Sometime in November, the new board passed two resolutions revoking the authority granted to the governor, who vetoed the same by arguing that the resolutions are in effect ordinances and therefore subject to executive approval of veto. As a consequence, Verceles continued to enter into contracts and agreements, and augment items in the 2002 annual budget without legislative action.
In clarifying the matter, Sec. Lina cited the ruling of the Supreme Court in G.R. No. 135087 (Suguitan vs. City of Mandaluyong) which stated that an ordinance is a law, but a resolution is merely a declaration of the sentiment or opinion of a lawmaking body on a specific matter and that an ordinance possesses a general and permanent character while a resolution is temporary in nature.

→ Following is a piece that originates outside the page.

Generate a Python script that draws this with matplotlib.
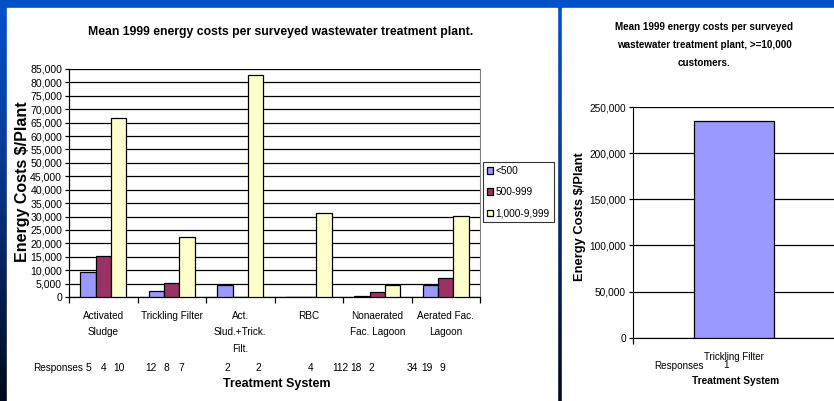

Lina pointed out that under Sec. 54 of the Local Government Code, only ordinances enacted by the SP shall be presented to the governor for approval while resolutions are not expressly mentioned.
While the same provision stated that an “ordinance or resolution” shall be effective if the sanggunian concerned has overridden the veto of the local chief executive by 2/3 vote of all its members, the governor’s veto power applies only to any particular item or items of an appropriation ordinance, an ordinance or resolution adopting a local development plan or public investment program, or an ordinance directing the payment of money or creating liability,” the DILG chief said.
“Resolutions are not anymore subject to the approval of the local chief executive except with respect to resolutions affecting local development plans and public investment programs over which he can exercise his item veto power pursuant to Section55(b) of the Code,” Sec. Lina stressed.
“It has to be noted that the power of the sanggunian to authorize the local chief executive to enter into contracts grant under Section 22(c) of the Code is a power solely vested in and belonging to the sanggunian,” he stressed. “It requires no action on the part of the local chief executive.” Clearly, the subject authority has to be expressed formally and substantively by the sanggunian through a resolution.
“From the foregoing, it is clear that the resolution revoking the blanket authority given to the governor, not being an ordinance buta mere resolution, does not anymore require the approval of the local chief executive,” Sec. Lina emphasized.
“Consequently, the approval not being required, the governor cannot exercise his veto power,” he said. “Hence, the resolution revoking the authority is already effective for all legal intents and purposes.”
In the same opinion, the DILG also said that the local chief executive may be authorized to augment any item in the annual budget from savings in other items within the same expense class of their respective appropriations, but “the authority to augment must be contained in an ordinance, and not in a resolution.”